Blog

Birth of a New Profession: The CU CEO

By

By Ray Bauschke

Editor's note: This excerpt from Sharing the American Dream was also published recently in CUES' 50th anniversary supplement to the June 2012 issue of Credit Union Management magazine.

At the advent of credit unions (1900 in Canada and 1907 in the U.S.A.), most were run by volunteers, freely giving their time, talent and enthusiastic passion to build these self-help financial entities. Decades later, as credit unions grew in assets and membership, and ultimately developed the financial capacity to pay salaries, many volunteer managers left their primary occupations to become the first paid managers of their credit unions. A new profession was born!

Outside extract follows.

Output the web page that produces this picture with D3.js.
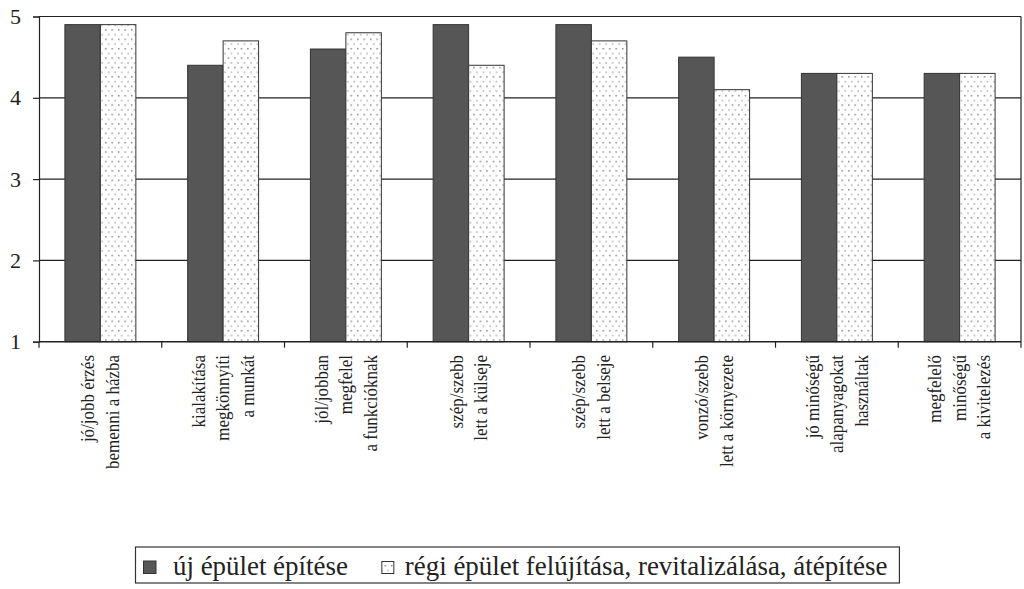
<!DOCTYPE html>
<html>
<head>
<meta charset="utf-8">
<script src="https://cdn.jsdelivr.net/npm/d3@7/dist/d3.min.js"></script>
<style>
  html, body { margin: 0; padding: 0; background: #fff; }
  svg { display: block; }
  text { font-family: "Liberation Serif", "DejaVu Serif", serif; fill: #222; }
</style>
</head>
<body>
<svg id="chart" width="1024" height="589"></svg>
<script>
const categories = [
  ["jó/jobb érzés", "bemenni a házba"],
  ["kialakítása", "megkönnyíti", "a munkát"],
  ["jól/jobban", "megfelel", "a funkcióknak"],
  ["szép/szebb", "lett a külseje"],
  ["szép/szebb", "lett a belseje"],
  ["vonzó/szebb", "lett a környezete"],
  ["jó minőségű", "alapanyagokat", "használtak"],
  ["megfelelő", "minőségű", "a kivitelezés"]
];
const seriesNames = ["új épület építése", "régi épület felújítása, revitalizálása, átépítése"];
const newBuilding = [4.9, 4.4, 4.6, 4.9, 4.9, 4.5, 4.3, 4.3];
const renovation = [4.9, 4.7, 4.8, 4.4, 4.7, 4.1, 4.3, 4.3];
const yTicks = [1, 2, 3, 4, 5];

const svg = d3.select("#chart");
const pLeft = 39, pRight = 1021, pTop = 16.5, pBottom = 341.7;

// font sizing helper: find size so that a sample string matches a target width
function fitSize(sample, target, base) {
  const t = svg.append("text").attr("font-size", base).text(sample);
  const w = t.node().getComputedTextLength();
  t.remove();
  return base * target / w;
}
const labelSize = fitSize("bemenni a házba", 114, 18);
const legendSize = fitSize(seriesNames[1], 483, 22);

const defs = svg.append("defs");
const pat = defs.append("pattern").attr("id", "dots").attr("patternUnits", "userSpaceOnUse")
  .attr("width", 6.5).attr("height", 9.4);
pat.append("rect").attr("width", 6.5).attr("height", 9.4).attr("fill", "#fff");
pat.append("rect").attr("x", 1).attr("y", 1).attr("width", 1.4).attr("height", 1.4).attr("fill", "#777");
pat.append("rect").attr("x", 4.2).attr("y", 5.6).attr("width", 1).attr("height", 1.8).attr("fill", "#999");

const keys = categories.map((c, i) => "c" + i);
const x = d3.scaleBand().domain(keys).range([pLeft, pRight]).paddingInner(0).paddingOuter(0);
const x1 = d3.scaleBand().domain([0, 1]).range([0, x.bandwidth()]).paddingInner(0).paddingOuter(0.73);
const y = d3.scaleLinear().domain([1, 5]).range([pBottom, pTop]);

// gridlines
svg.append("g").selectAll("line").data(yTicks.filter(t => t > 1)).join("line")
  .attr("x1", pLeft).attr("x2", pRight)
  .attr("y1", d => y(d)).attr("y2", d => y(d))
  .attr("stroke", "#222").attr("stroke-width", 1.2);

// plot border right
svg.append("line").attr("x1", pRight).attr("x2", pRight).attr("y1", pTop).attr("y2", pBottom)
  .attr("stroke", "#222").attr("stroke-width", 1.2);

// bars
const data = keys.map((k, i) => ({k, vals: [newBuilding[i], renovation[i]]}));
const g = svg.append("g").selectAll("g").data(data).join("g")
  .attr("transform", d => `translate(${x(d.k)},0)`);
g.selectAll("rect").data(d => d.vals.map((v, j) => ({v, j}))).join("rect")
  .attr("x", d => x1(d.j))
  .attr("width", x1.bandwidth())
  .attr("y", d => y(d.v))
  .attr("height", d => y(1) - y(d.v))
  .attr("fill", d => d.j === 0 ? "#565656" : "url(#dots)")
  .attr("stroke", "#333").attr("stroke-width", 1);

// y axis
const yAxis = svg.append("g").attr("transform", `translate(${pLeft},0)`)
  .call(d3.axisLeft(y).tickValues(yTicks).tickSize(6).tickPadding(12).tickFormat(d3.format("d")));
yAxis.select(".domain").attr("stroke", "#222").attr("stroke-width", 1.2);
yAxis.selectAll(".tick line").attr("stroke", "#222").attr("stroke-width", 1.2);
yAxis.selectAll(".tick text").attr("font-size", 22).attr("font-family", "Liberation Serif").attr("fill", "#333");

// x axis
const xAxis = svg.append("g").attr("transform", `translate(0,${pBottom})`);
xAxis.append("line").attr("x1", pLeft).attr("x2", pRight).attr("stroke", "#222").attr("stroke-width", 1.4);
const bounds = keys.map(k => x(k)).concat([pRight]);
xAxis.selectAll("line.tk").data(bounds).join("line").attr("class", "tk")
  .attr("x1", d => d).attr("x2", d => d).attr("y1", 0).attr("y2", 6)
  .attr("stroke", "#222").attr("stroke-width", 1.2);

// category labels
const lineGap = 24.5;
categories.forEach((lines, i) => {
  const cx = x(keys[i]) + x.bandwidth() / 2;
  const n = lines.length;
  lines.forEach((t, j) => {
    const lx = cx + (j - (n - 1) / 2) * lineGap;
    svg.append("text")
      .attr("transform", `translate(${lx},355) rotate(-90) scale(1,1.12)`)
      .attr("text-anchor", "end")
      .attr("dominant-baseline", "central")
      .attr("font-size", labelSize)
      .text(t);
  });
});

// legend
const leg = svg.append("g");
const box = leg.append("rect").attr("x", 135.5).attr("y", 547).attr("width", 765).attr("height", 36)
  .attr("fill", "#fff").attr("stroke", "#333").attr("stroke-width", 1.2);
leg.append("rect").attr("x", 143.5).attr("y", 561).attr("width", 12.5).attr("height", 12.5)
  .attr("fill", "#565656").attr("stroke", "#333").attr("stroke-width", 1);
const t1 = leg.append("text").attr("x", 173).attr("y", 566).attr("dominant-baseline", "central")
  .attr("font-size", legendSize).text(seriesNames[0]);
const end1 = 173 + t1.node().getComputedTextLength();
const sq2 = end1 + 34;
leg.append("rect").attr("x", sq2).attr("y", 561.5).attr("width", 12).attr("height", 12)
  .attr("fill", "url(#dots)").attr("stroke", "#333").attr("stroke-width", 1);
const t2 = leg.append("text").attr("x", sq2 + 23).attr("y", 566).attr("dominant-baseline", "central")
  .attr("font-size", legendSize).text(seriesNames[1]);
const end2 = sq2 + 23 + t2.node().getComputedTextLength();
box.attr("width", end2 + 12 - 135.5);
</script>
</body>
</html>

By the 1950s, some credit unions had already reached $1 million in assets, employing managers, assistant managers and staff. Most managers had a background in bookkeeping or accounting–the desired primary skill set. Yet others simply learned by doing and by engaging in mutual support groups, often called Credit Union Managers Clubs. Voluntary membership in the clubs provided the opportunity for emerging practitioners to share information, ideas, techniques—and to develop their craft.

While many volunteers-turned-managers were satisfied with just keeping the best set of books, others, particularly brand-new entrants into credit union manager jobs, delegated this function to trained accountants and began transitioning to true managerial status: planning, directing, administering and supervising the overall affairs of the business enterprise.

Hence, the managers clubs no longer met the needs, desires and aspirations of this more aggressive and forward-looking group. I was one of them and I recall the many negative comments emanating from my managers club colleagues. They were happy with solving bookkeeping issues and saw those of us who wanted to advance as pretentious, charlatanic and sanctimonious. Nevertheless, we forged ahead!

CUES came into existence for a number of reasons. First, credit union managerial advocates believed the cooperative principle, “Cooperation among co-operatives,” also applied to managers within the entities, not just the entities themselves. Consider the following sequential events:

Metamorphosis Stage One–The Cadillac Club

Sometime in the late 1950s, several U.S. credit unions formed the “Cadillac Club,” an exclusive organization open to credit unions with $1 million or more in assets. Initially, its mission was to develop a higher level of credit union professionalism, and ultimately it tended to involve itself politically in credit union movement organizations to help shape, direct and foster the growth and development of credit unions. It also attracted the attention of those credit union managers who wanted to rise above the “bookkeeper” label. But some lacked the asset size to join the exclusive Cadillac Club. So they came up with a better plan.

Metamorphosis Stage Two–The Credit Union Executives Society

With the cooperation and support of their state/provincial leagues, this group of disenfranchised credit union managers appealed to CUNA to develop an alternative, which it did! 1962 saw the formation of CUES Managers Society, an inclusive organization for credit union managers, regardless of their asset size, geographical location, or field of membership.

Obviously, CUES embodied what I and other futuristic leaders envisioned a professional credit union managers organization to be. It developed into a truly professional executive association, providing opportunities for advanced training and education, idea sharing, accreditation and more. As CUES developed and gained acceptance throughout the U.S., Canada and Australia, the managers clubs and the Cadillac Club faded from existence.

Through the years, CUES played an important part in my professional career, which includes my first CEO job at age 21—a whole other story! CUES’ publications, training opportunities, and other initiatives opened up numerous vistas that led to a more challenging and satisfying career in the credit union movement.

Looking back some 50 years, I could not have imagined the kind of organization CUES is today. Nor could I have imagined how complex the job of managing a credit union would become. Together, CUES and its membership continue to develop new and advanced initiatives, engaging the power, ability and energetic collaboration of its professional executives to plan, introduce and implement new concepts in managerial excellence. Congratulations on a job well done!

CUES Charter Member Ray Bauschke is founder of Bauschke & Associates Ltd., Winnipeg, Manitoba.